Protected landscapes including the Chilterns, Cotswolds and Malvern Hills have adopted measures designed to attract ethnic minority visitors to areas described in internal reports as largely “white environments” traditionally dominated by middle-class Britons.
The coordinated push follows government-commissioned research warning that Britain’s natural heritage risks irrelevance as the nation becomes increasingly multicultural. A 2019 report overseen by Julian Glover cautioned: “Our countryside will end up being irrelevant to the country that actually exists.”
The report stated that national landscapes could feel exclusionary, noting: “We are all paying for national landscapes through our taxes, and yet sometimes on our visits it has felt as if National Parks are an exclusive, mainly white, mainly middle class club.”
Defra commissioned a £108,000 study in 2022 examining barriers preventing ethnic minority groups from accessing rural areas.
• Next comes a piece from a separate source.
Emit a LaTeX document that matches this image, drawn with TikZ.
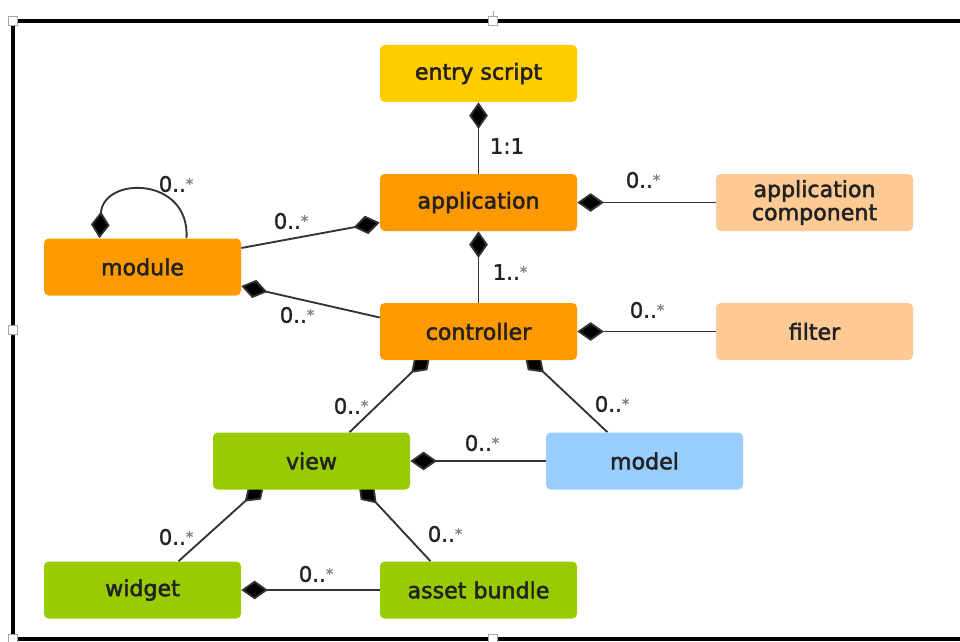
\documentclass[tikz,border=0pt]{standalone}
\usepackage{fontspec}
\setmainfont{DejaVu Sans}
\newfontfamily\boxfont{DejaVu Sans}[FakeBold=2.2]
\newfontfamily\lblfont{DejaVu Sans}[FakeBold=1.2]
\usetikzlibrary{arrows.meta,calc,backgrounds}
\definecolor{txt}{HTML}{222222}
\definecolor{linec}{HTML}{333333}
\definecolor{gold}{HTML}{FFCC00}
\definecolor{orng}{HTML}{FF9900}
\definecolor{peach}{HTML}{FDC995}
\definecolor{lime}{HTML}{99CC00}
\definecolor{sky}{HTML}{99CCFF}
\newcommand{\mult}{0..\raisebox{2pt}{\fontsize{11}{11}\selectfont\color{gray}*}}
\tikzset{
  box/.style={rectangle, rounded corners=3.5pt, minimum width=147.75pt,
    minimum height=42.75pt, inner sep=0pt, text=txt, align=center,
    font=\boxfont\fontsize{16.6}{17.4}\selectfont},
  comp/.style={draw=linec, line width=1.4pt,
    {Diamond[length=20pt, width=14pt, fill=black]}-},
  lbl/.style={text=txt, font=\lblfont\fontsize{16}{17}\selectfont, inner sep=0pt},
  frameline/.style={draw=black, line width=2.4pt},
  handle/.style={draw=gray!70, fill=white, line width=0.8pt,
    minimum size=6.5pt, inner sep=0pt, rectangle}
}
\begin{document}
\begin{tikzpicture}[x=0.75pt, y=-0.75pt]
\useasboundingbox (0,0) rectangle (960,642);

% selection frame
\draw[frameline] (13,21) -- (965,21);
\draw[frameline] (13,21) -- (13,639);
\draw[frameline] (13,639) -- (965,639);
\draw[gray!70, line width=0.6pt] (493,11) -- (493,17);
\node[handle] (h1) at (13,21) {};
\node[handle] (h2) at (493,21) {};
\node[handle] (h3) at (13,330) {};
\node[handle] (h4) at (13,639) {};
\node[handle] (h5) at (493,639) {};

% classes
\node[box, fill=gold]  (entry)   at (478.5,73.5) {entry script};
\node[box, fill=orng]  (app)     at (478.5,202.5) {application};
\node[box, fill=peach] (appcomp) at (814.5,202.5) {application\\component};
\node[box, fill=orng]  (module)  at (142.5,267) {module};
\node[box, fill=orng]  (ctrl)    at (478.5,331.5) {controller};
\node[box, fill=peach] (filter)  at (814.5,331.5) {filter};
\node[box, fill=lime]  (view)    at (311.5,461) {view};
\node[box, fill=sky]   (model)   at (644.5,461) {model};
\node[box, fill=lime]  (widget)  at (142.5,590) {widget};
\node[box, fill=lime]  (asset)   at (478.5,590) {asset bundle};

% composition links
\begin{scope}[on background layer]
\draw[comp] (entry.south) -- (app.north);
\draw[comp] (app.east) -- (appcomp.west);
\draw[comp] (app.south) -- (ctrl.north);
\draw[comp] (ctrl.east) -- (filter.west);
\draw[comp] ($(app.west)+(0,20)$) -- ($(module.east)+(0,-19)$);
\draw[comp] ($(module.east)+(0,19)$) -- ($(ctrl.west)+(0,-14)$);
\draw[comp] ($(module.north)+(-43,0)$) .. controls (103,176) and (190,176) .. ($(module.north)+(44,0)$);
\draw[comp] ($(ctrl.south)+(-48,-6)$) -- ($(view.north)+(38,0)$);
\draw[comp] ($(ctrl.south)+(46,-6)$) -- ($(model.north)+(-37,0)$);
\draw[comp] (view.east) -- (model.west);
\draw[comp] ($(view.south)+(-47,-6)$) -- ($(widget.north)+(36,0)$);
\draw[comp] ($(view.south)+(47,-6)$) -- ($(asset.north)+(-48,0)$);
\draw[comp] (widget.east) -- (asset.west);
\end{scope}

% multiplicities
\node[lbl] (m1)  at (507,146) {1:1};
\node[lbl] (m2)  at (643,180) {\mult};
\node[lbl] (m3)  at (291,221) {\mult};
\node[lbl] (m4)  at (176,184) {\mult};
\node[lbl] (m5)  at (297,315) {\mult};
\node[lbl] (m6)  at (510,272) {1..\raisebox{2pt}{\fontsize{11}{11}\selectfont\color{gray}*}};
\node[lbl] (m7)  at (647,310) {\mult};
\node[lbl] (m8)  at (351,406) {\mult};
\node[lbl] (m9)  at (612,404) {\mult};
\node[lbl] (m10) at (482,443) {\mult};
\node[lbl] (m11) at (176,537) {\mult};
\node[lbl] (m12) at (445,534) {\mult};
\node[lbl] (m13) at (316,574) {\mult};
\end{tikzpicture}
\end{document}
The research, titled “Improving the ethnic diversity of visitors to England’s protected landscapes”, identified traditional country pubs as causing concern.
The report noted: “Muslims from the Pakistani and Bangladeshi group said this contributed to a feeling of being unwelcome.” First-generation immigrants were found to perceive protected areas as spaces designed for white, middle-class people.
Research recommendations included stricter dog control measures, citing fears of animals among some communities as a practical deterrent to countryside visits.
Regional implementations vary across participating authorities. The Chilterns has developed engagement programmes specifically targeting Muslim communities in Luton, with recruitment drives prioritising workforce diversity. Promotional materials will feature ethnic minority individuals and be translated into multiple community languages.
The Malvern Hills National Landscape stated: “Many minority peoples have no connection to nature in the UK because their parents and their grandparents did not feel safe enough to take them or had other survival preoccupations.”
The organisation also highlighted cultural differences, noting that “while most white English users value the solitude and contemplative activities which the countryside affords, the tendency for ethnic minority people is to prefer social company (family, friends, schools).”
Nidderdale National Landscape in North Yorkshire acknowledged ethnic minority visitors may have concerns about reception and pledged to provide more inclusive information reflecting different cultural interpretations of countryside spaces.
Cranborne Chase, spanning four southern counties, plans to target communities where English is not a first language. Dedham Vale in Suffolk has committed to identifying barriers faced by under-represented groups.
Last year, a Defra spokesman outlined the Government’s vision, stating the department would work with various bodies to support people engaging with nature in their own ways whilst promoting safe countryside use through the countryside code.
The spokesman said the aim is to “equip communities with the resources, knowledge and skills so they can respond to societal and environmental issues in their neighbourhoods.”
National Landscapes and partner councils continue implementing diversity measures across England’s protected rural areas.